> Data provided
___

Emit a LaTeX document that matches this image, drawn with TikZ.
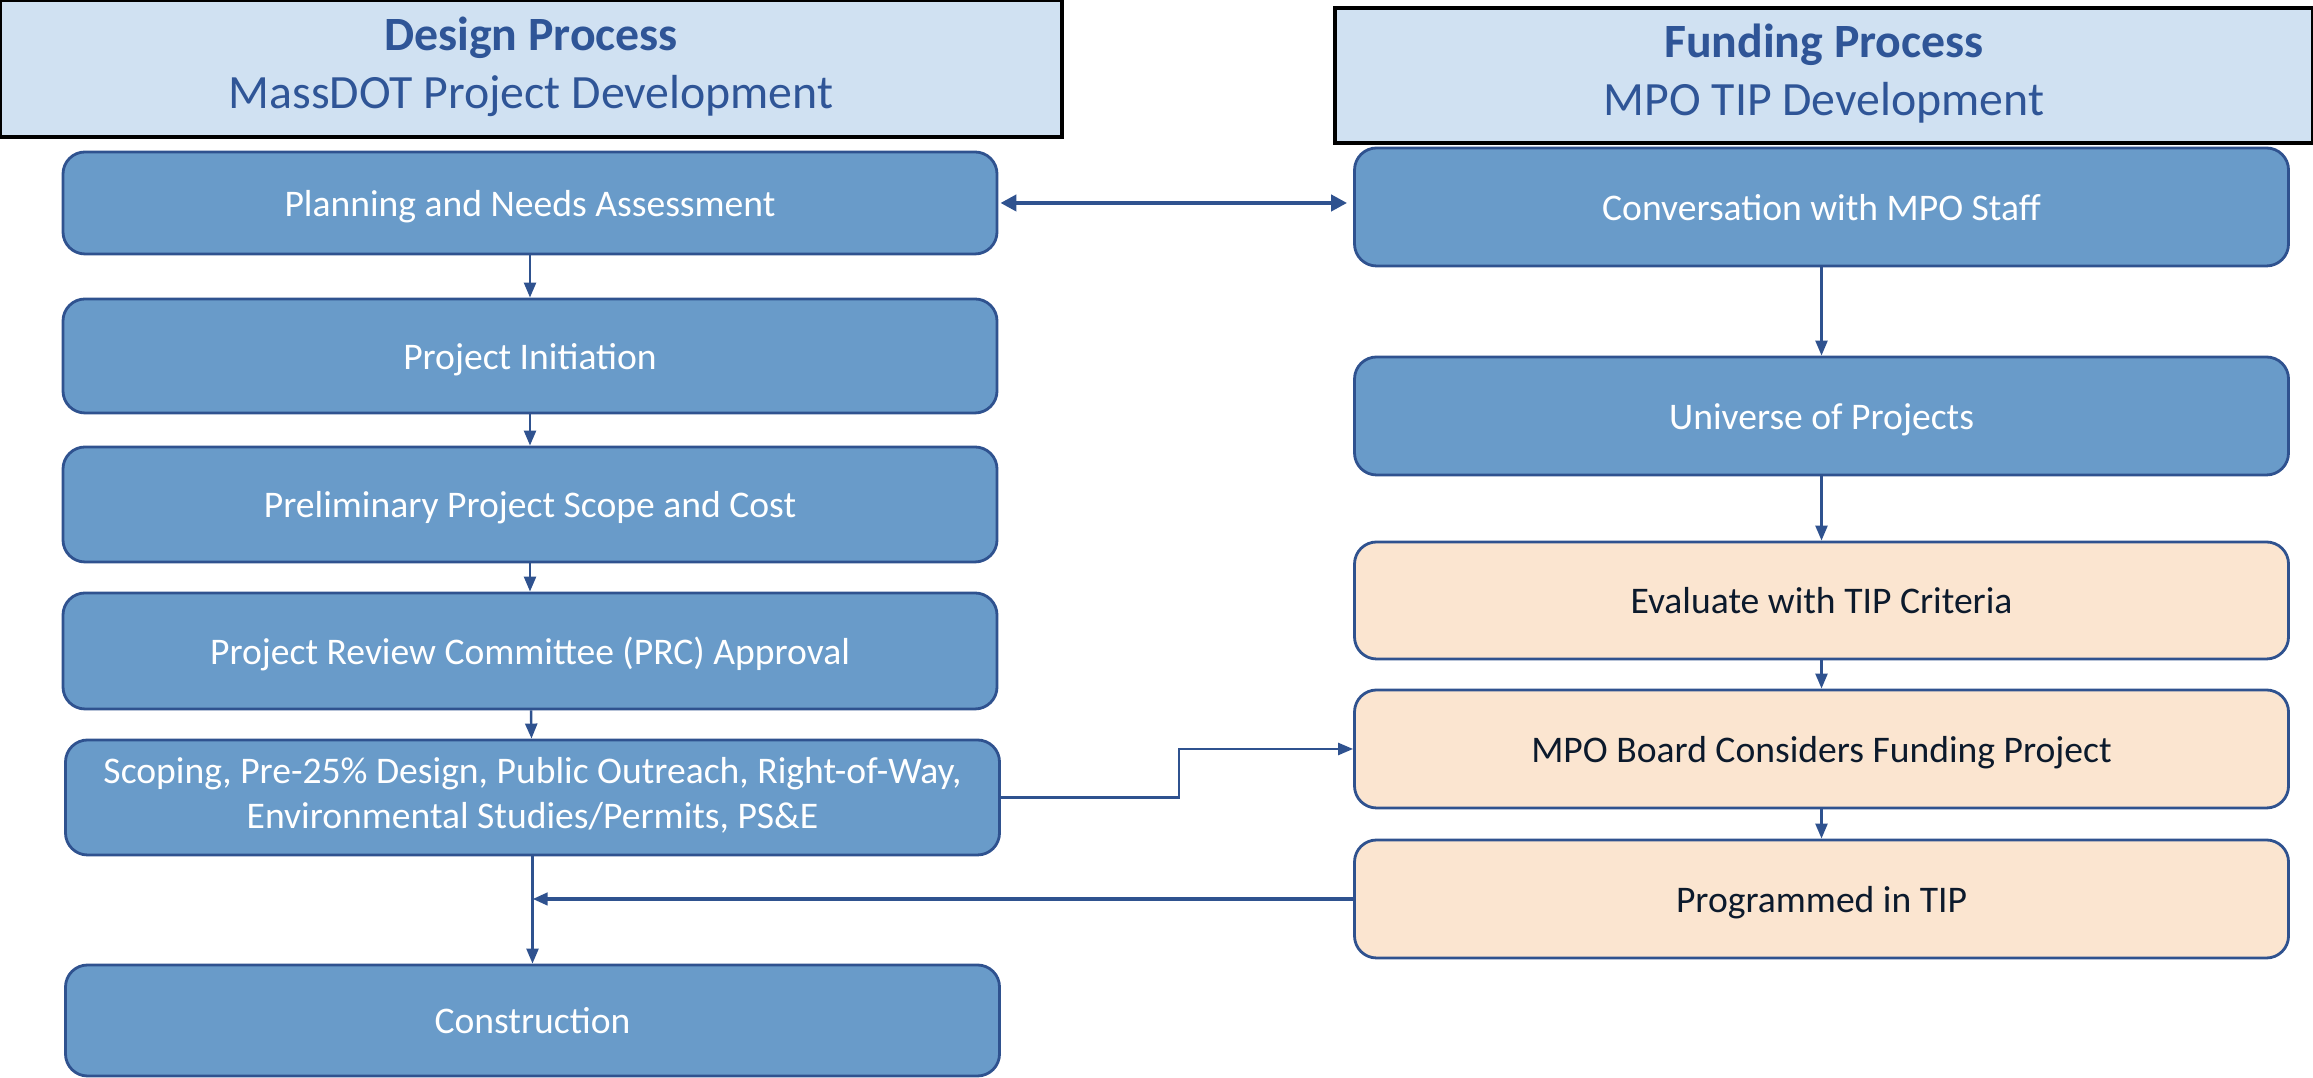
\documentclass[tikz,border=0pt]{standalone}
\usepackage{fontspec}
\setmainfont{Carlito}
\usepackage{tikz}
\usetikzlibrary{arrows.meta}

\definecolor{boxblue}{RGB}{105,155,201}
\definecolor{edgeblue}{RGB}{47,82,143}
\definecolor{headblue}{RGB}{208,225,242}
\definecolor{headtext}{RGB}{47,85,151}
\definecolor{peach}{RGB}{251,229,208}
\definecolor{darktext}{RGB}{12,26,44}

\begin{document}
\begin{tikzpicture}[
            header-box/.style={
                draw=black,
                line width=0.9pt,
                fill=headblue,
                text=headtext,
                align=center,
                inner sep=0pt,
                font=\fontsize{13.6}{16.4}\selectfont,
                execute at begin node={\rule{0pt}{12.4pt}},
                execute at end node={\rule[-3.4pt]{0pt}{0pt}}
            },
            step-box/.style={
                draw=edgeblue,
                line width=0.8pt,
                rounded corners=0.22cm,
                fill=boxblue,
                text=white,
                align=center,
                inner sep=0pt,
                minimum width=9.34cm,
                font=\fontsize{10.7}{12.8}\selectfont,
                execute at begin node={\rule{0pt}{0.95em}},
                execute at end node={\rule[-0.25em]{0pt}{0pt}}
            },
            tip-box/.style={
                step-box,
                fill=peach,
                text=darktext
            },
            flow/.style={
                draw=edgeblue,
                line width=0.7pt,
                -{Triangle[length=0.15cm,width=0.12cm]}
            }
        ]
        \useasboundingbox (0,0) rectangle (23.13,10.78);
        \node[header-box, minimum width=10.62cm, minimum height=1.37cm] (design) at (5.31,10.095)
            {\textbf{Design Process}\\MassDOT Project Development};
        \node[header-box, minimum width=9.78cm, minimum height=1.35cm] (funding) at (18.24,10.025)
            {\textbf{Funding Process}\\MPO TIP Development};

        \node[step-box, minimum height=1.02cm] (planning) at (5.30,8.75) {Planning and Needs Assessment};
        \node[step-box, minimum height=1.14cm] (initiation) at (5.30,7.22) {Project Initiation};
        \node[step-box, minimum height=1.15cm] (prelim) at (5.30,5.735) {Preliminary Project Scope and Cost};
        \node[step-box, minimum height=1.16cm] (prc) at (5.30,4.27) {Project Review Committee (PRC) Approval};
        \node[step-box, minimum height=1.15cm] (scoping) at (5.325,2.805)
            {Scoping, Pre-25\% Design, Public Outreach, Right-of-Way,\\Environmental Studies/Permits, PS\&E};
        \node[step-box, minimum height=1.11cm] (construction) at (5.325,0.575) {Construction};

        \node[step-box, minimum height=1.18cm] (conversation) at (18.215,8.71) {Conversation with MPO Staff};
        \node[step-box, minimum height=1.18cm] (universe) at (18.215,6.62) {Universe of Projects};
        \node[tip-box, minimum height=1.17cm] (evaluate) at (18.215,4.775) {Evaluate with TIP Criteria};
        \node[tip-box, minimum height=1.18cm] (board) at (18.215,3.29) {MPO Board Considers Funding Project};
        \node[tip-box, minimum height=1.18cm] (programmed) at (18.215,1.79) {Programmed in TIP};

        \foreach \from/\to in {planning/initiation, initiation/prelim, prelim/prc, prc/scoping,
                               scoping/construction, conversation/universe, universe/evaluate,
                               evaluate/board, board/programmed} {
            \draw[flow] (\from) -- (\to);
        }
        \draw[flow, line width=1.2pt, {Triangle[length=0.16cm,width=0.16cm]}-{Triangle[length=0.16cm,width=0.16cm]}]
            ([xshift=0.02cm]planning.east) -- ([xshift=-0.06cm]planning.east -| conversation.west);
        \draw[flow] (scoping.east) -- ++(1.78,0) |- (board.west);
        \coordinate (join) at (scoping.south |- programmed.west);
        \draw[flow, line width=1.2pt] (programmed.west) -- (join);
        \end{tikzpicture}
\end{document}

___

> Problem
Repeat the material above in full and exactly, omitting the pictures.

> Response to this exercise
Emit a LaTeX document that matches this image, drawn with TikZ.
\documentclass[tikz,border=0pt]{standalone}
\usepackage{fontspec}
\setmainfont{Carlito}
\usepackage{tikz}
\usetikzlibrary{arrows.meta}

\definecolor{boxblue}{RGB}{105,155,201}
\definecolor{edgeblue}{RGB}{47,82,143}
\definecolor{headblue}{RGB}{208,225,242}
\definecolor{headtext}{RGB}{47,85,151}
\definecolor{peach}{RGB}{251,229,208}
\definecolor{darktext}{RGB}{12,26,44}

\begin{document}
\begin{tikzpicture}[
            header-box/.style={
                draw=black,
                line width=0.9pt,
                fill=headblue,
                text=headtext,
                align=center,
                inner sep=0pt,
                font=\fontsize{13.6}{16.4}\selectfont,
                execute at begin node={\rule{0pt}{12.4pt}},
                execute at end node={\rule[-3.4pt]{0pt}{0pt}}
            },
            step-box/.style={
                draw=edgeblue,
                line width=0.8pt,
                rounded corners=0.22cm,
                fill=boxblue,
                text=white,
                align=center,
                inner sep=0pt,
                minimum width=9.34cm,
                font=\fontsize{10.7}{12.8}\selectfont,
                execute at begin node={\rule{0pt}{0.95em}},
                execute at end node={\rule[-0.25em]{0pt}{0pt}}
            },
            tip-box/.style={
                step-box,
                fill=peach,
                text=darktext
            },
            flow/.style={
                draw=edgeblue,
                line width=0.7pt,
                -{Triangle[length=0.15cm,width=0.12cm]}
            }
        ]
        \useasboundingbox (0,0) rectangle (23.13,10.78);
        \node[header-box, minimum width=10.62cm, minimum height=1.37cm] (design) at (5.31,10.095)
            {\textbf{Design Process}\\MassDOT Project Development};
        \node[header-box, minimum width=9.78cm, minimum height=1.35cm] (funding) at (18.24,10.025)
            {\textbf{Funding Process}\\MPO TIP Development};

        \node[step-box, minimum height=1.02cm] (planning) at (5.30,8.75) {Planning and Needs Assessment};
        \node[step-box, minimum height=1.14cm] (initiation) at (5.30,7.22) {Project Initiation};
        \node[step-box, minimum height=1.15cm] (prelim) at (5.30,5.735) {Preliminary Project Scope and Cost};
        \node[step-box, minimum height=1.16cm] (prc) at (5.30,4.27) {Project Review Committee (PRC) Approval};
        \node[step-box, minimum height=1.15cm] (scoping) at (5.325,2.805)
            {Scoping, Pre-25\% Design, Public Outreach, Right-of-Way,\\Environmental Studies/Permits, PS\&E};
        \node[step-box, minimum height=1.11cm] (construction) at (5.325,0.575) {Construction};

        \node[step-box, minimum height=1.18cm] (conversation) at (18.215,8.71) {Conversation with MPO Staff};
        \node[step-box, minimum height=1.18cm] (universe) at (18.215,6.62) {Universe of Projects};
        \node[tip-box, minimum height=1.17cm] (evaluate) at (18.215,4.775) {Evaluate with TIP Criteria};
        \node[tip-box, minimum height=1.18cm] (board) at (18.215,3.29) {MPO Board Considers Funding Project};
        \node[tip-box, minimum height=1.18cm] (programmed) at (18.215,1.79) {Programmed in TIP};

        \foreach \from/\to in {planning/initiation, initiation/prelim, prelim/prc, prc/scoping,
                               scoping/construction, conversation/universe, universe/evaluate,
                               evaluate/board, board/programmed} {
            \draw[flow] (\from) -- (\to);
        }
        \draw[flow, line width=1.2pt, {Triangle[length=0.16cm,width=0.16cm]}-{Triangle[length=0.16cm,width=0.16cm]}]
            ([xshift=0.02cm]planning.east) -- ([xshift=-0.06cm]planning.east -| conversation.west);
        \draw[flow] (scoping.east) -- ++(1.78,0) |- (board.west);
        \coordinate (join) at (scoping.south |- programmed.west);
        \draw[flow, line width=1.2pt] (programmed.west) -- (join);
        \end{tikzpicture}
\end{document}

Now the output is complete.